Confesión. Martín Kohan. Barcelona: Anagrama. 2020. 196 pages.
A famous quote by Balzac states that the genre of the novel must deal with a country’s intimate history, i.e. what seeps through the cracks of the official narrative, always focused on the big names and the significant moments, on the main bars of its own symphony. Of literary fiction, on the other hand, an oblique, tangential perspective of reality is expected. It is expected to advance along with its historical references, but to fix its gaze elsewhere: on the unique details of potential stories. In this way, a good novelist complies with the Aristotelian maxim of dealing more with potentiality than with reality, and at the same time, dealing with Gustavo Tavares’s ironic definition of a revolutionary as “one who would look at a cockroach longer than at an emperor.”
Such a hypothesis can be found in a good part of Martín Kohan’s (Buenos Aires, 1967) novels, in which the background of the last Argentine military dictatorship serves as his stories’ center of gravity, especially in Dos veces junio [Twice june] (2002), Ciencias morales [Moral sciences] (2007, winner of the Herralde Novel Prize), Cuentas pendientes [Outstanding accounts] (2010), and the most recent, Confesión [Confession] (2020). These novels are very often classified as “political”––as if any novel were not political––and nevertheless contain wonderful immersions into the intimacy of their characters: love, sexuality, family struggles, personal ambitions, and dimensions of being that in the modern liberal imagination remain relegated to the sphere of the private and the modest, but in times of oppression lead to an encounter with a greater, relentless authority.
This may be a common feature of stories set during the dictatorship, but it takes on a special meaning in the Argentine imagination, given the perennial state of suspicion to which certain family circles were sentenced after the so-called National Reorganization Process (1976-1983), in which the illegal appropriation of newborn children from detained and later disappeared citizens was more than common. In other words, in Argentina today, there is a real possibility that some people are not the children of those they believe to be their parents. It should not be surprising, then, that the barriers between the singular world of intimacy and the collective world of politics have weakened to the extent that the former offers very little protection for personal identity, and rather is itself subject to distrust.
The tension between the intimate sphere and the national narrative seems to be central to Kohan’s novels. In Ciencias morales, for example, it is explored through the heightened police presence in the National School of Buenos Aires during the last months of the dictatorship, which gives the preceptor and protagonist an excuse to sneak into the men’s bathroom to masturbate. Meanwhile, in Confesión, it revolves around the threefold character of Mirta López: a girl who is infatuated with the Videla family’s eldest boy; a mother who worries about the subversive adventures of her own son; and a talkative grandmother who plays cards with her grandson. This is a triad that, incidentally, instead of defining the novel’s three narrative moments according to the standard structure of past, present, and future, seems to respond to the three moments of truco; a Hispanic card game that, rather than involving confessions, depends on cunning and insincerity. Thus, the first segment lays the foundation for the game, the second is the hand when the opponent usually wins, and the third corresponds to the bet and its potential response (truco-retruco, a bit like check and checkmate), and the eventual revelation of the mystery contained in the player’s last move: confession-subterfuge-confession. With the necessary exception that, in this game, and therefore in the last line of the novel, the hand dealt is not always revealed to the opponent.

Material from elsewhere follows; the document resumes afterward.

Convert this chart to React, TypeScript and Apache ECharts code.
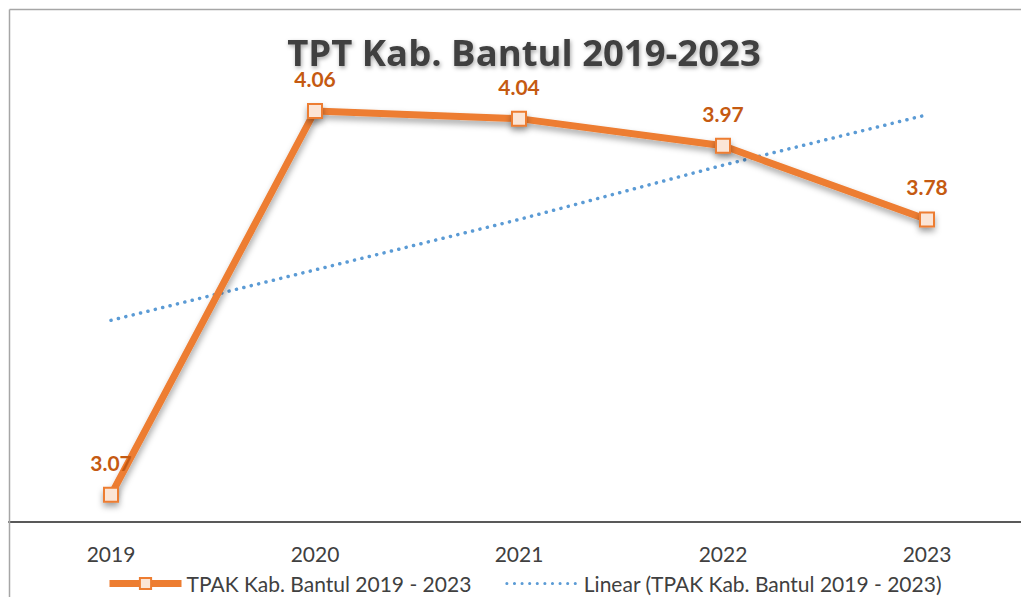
import React, { useEffect, useRef } from "react";
import * as echarts from "echarts";

const categories = ["2019", "2020", "2021", "2022", "2023"];
const tpakValues = [3.07, 4.06, 4.04, 3.97, 3.78];
const trendValues = [3.52, 3.65, 3.78, 3.92, 4.05];
const titleText = "TPT Kab. Bantul 2019-2023";
const seriesName = "TPAK Kab. Bantul 2019 - 2023";
const trendName = "Linear (TPAK Kab. Bantul 2019 - 2023)";

export default function App() {
  const ref = useRef<HTMLDivElement>(null);
  useEffect(() => {
    if (!ref.current) return;
    const chart = echarts.init(ref.current, null, { renderer: "svg" });
    chart.setOption({
      animation: false,
      backgroundColor: "#ffffff",
      title: {
        text: titleText,
        left: 519,
        top: 28,
        textAlign: "center",
        textStyle: {
          fontFamily: "Open Sans",
          fontWeight: "bold",
          fontSize: 36.5,
          lineHeight: 38,
          color: "#404040",
          textShadowColor: "rgba(0,0,0,0.35)",
          textShadowBlur: 4,
          textShadowOffsetX: 1,
          textShadowOffsetY: 2,
        },
      },
      graphic: [
        {
          type: "line",
          shape: { x1: 9.5, y1: 9.5, x2: 1030, y2: 9.5 },
          style: { stroke: "#a6a6a6", lineWidth: 1.5 },
          z: 100,
        },
        {
          type: "line",
          shape: { x1: 9.5, y1: 9.5, x2: 9.5, y2: 597 },
          style: { stroke: "#a6a6a6", lineWidth: 1.5 },
          z: 100,
        },
      ],
      legend: {
        left: 101,
        top: 568,
        itemWidth: 72,
        itemHeight: 14,
        itemGap: 34,
        textStyle: { fontFamily: "Lato", fontSize: 21, color: "#404040" },
        data: [
          { name: seriesName, lineStyle: { width: 7 } },
          { name: trendName, itemStyle: { opacity: 0 }, lineStyle: { width: 3 } },
        ],
      },
      grid: { left: 9, right: 1, top: 56.6, bottom: 75, containLabel: false },
      xAxis: {
        type: "category",
        data: categories,
        boundaryGap: true,
        axisLine: { show: true, lineStyle: { color: "#595959", width: 2 } },
        axisTick: { show: false },
        axisLabel: { fontFamily: "Lato", fontSize: 21, color: "#404040", margin: 21 },
        splitLine: { show: false },
      },
      yAxis: {
        type: "value",
        min: 3,
        max: 4.2,
        show: false,
        splitLine: { show: false },
      },
      series: [
        {
          name: trendName,
          type: "line",
          data: trendValues,
          symbol: "none",
          z: 2,
          lineStyle: { color: "#5B9BD5", width: 3.5, type: [0.1, 7.5], cap: "round" },
          itemStyle: { color: "#5B9BD5" },
        },
        {
          name: seriesName,
          type: "line",
          data: tpakValues,
          z: 3,
          symbol: "rect",
          symbolSize: 14,
          lineStyle: {
            color: "#ED7D31",
            width: 7,
            shadowColor: "rgba(0,0,0,0.35)",
            shadowBlur: 6,
            shadowOffsetX: 1,
            shadowOffsetY: 4,
          },
          itemStyle: {
            color: "#FBE5D6",
            borderColor: "#ED7D31",
            borderWidth: 2,
            shadowColor: "rgba(0,0,0,0.35)",
            shadowBlur: 6,
            shadowOffsetY: 4,
          },
          label: {
            show: true,
            position: "top",
            distance: 13.5,
            fontFamily: "Lato",
            fontWeight: "bold",
            fontSize: 21,
            lineHeight: 22,
            color: "#C55A11",
            formatter: (p: any) => Number(p.value).toFixed(2),
          },
        },
      ],
    });
    return () => chart.dispose();
  }, []);
  return (
    <div
      style={{
        position: "fixed",
        left: 0,
        top: 0,
        width: 1021,
        height: 597,
        overflow: "hidden",
      }}
    >
      <div ref={ref} style={{ width: 1030, height: 597 }} />
    </div>
  );
}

The family story intertwined into Confesión is, in any case, a story of hidden, involuntary, and unspeakable guilt. It operates in a certain way as a genealogy of complicity: the girl who confesses her erotic affairs to the local parish priest will be the same anguished mother who inadvertently turns in her son as a part of the guerrilla, and the same grandmother who answers her grandson’s questions during the card game in the nursing home. And confession, in that sense, acts as the connection between the public and the private, or in other words, between what is under control and what, on the contrary, acts clandestinely, like the subversive squad that rises from the underground of Buenos Aires to plant a bomb under the airport runway. The confession is, therefore, conservative. Those who practice it do so to “return to the flock,” because they place their trust in a total, omnipresent order, in which paradoxically, there is very little room for individual satisfaction: God is everywhere, as are the agents of the dictatorship.
Confesión delves into Kohan’s poetics in an agile and determined manner, preserving his affectionate distance from the intimate matters of his characters, as well as his freedom to confront militant writing, which, in our days, seems called to blur the author’s position with those of his characters, or worse, with the very subject he writes about. Kohan’s narrative is immodest and daring, recognizing, without saying it directly, the complexity of human existence. And this narrative is willing, like a good card player, to fixate on the other’s gaze, knowing that there, and not in the cards they hide between their fingers, lies the truth of the game.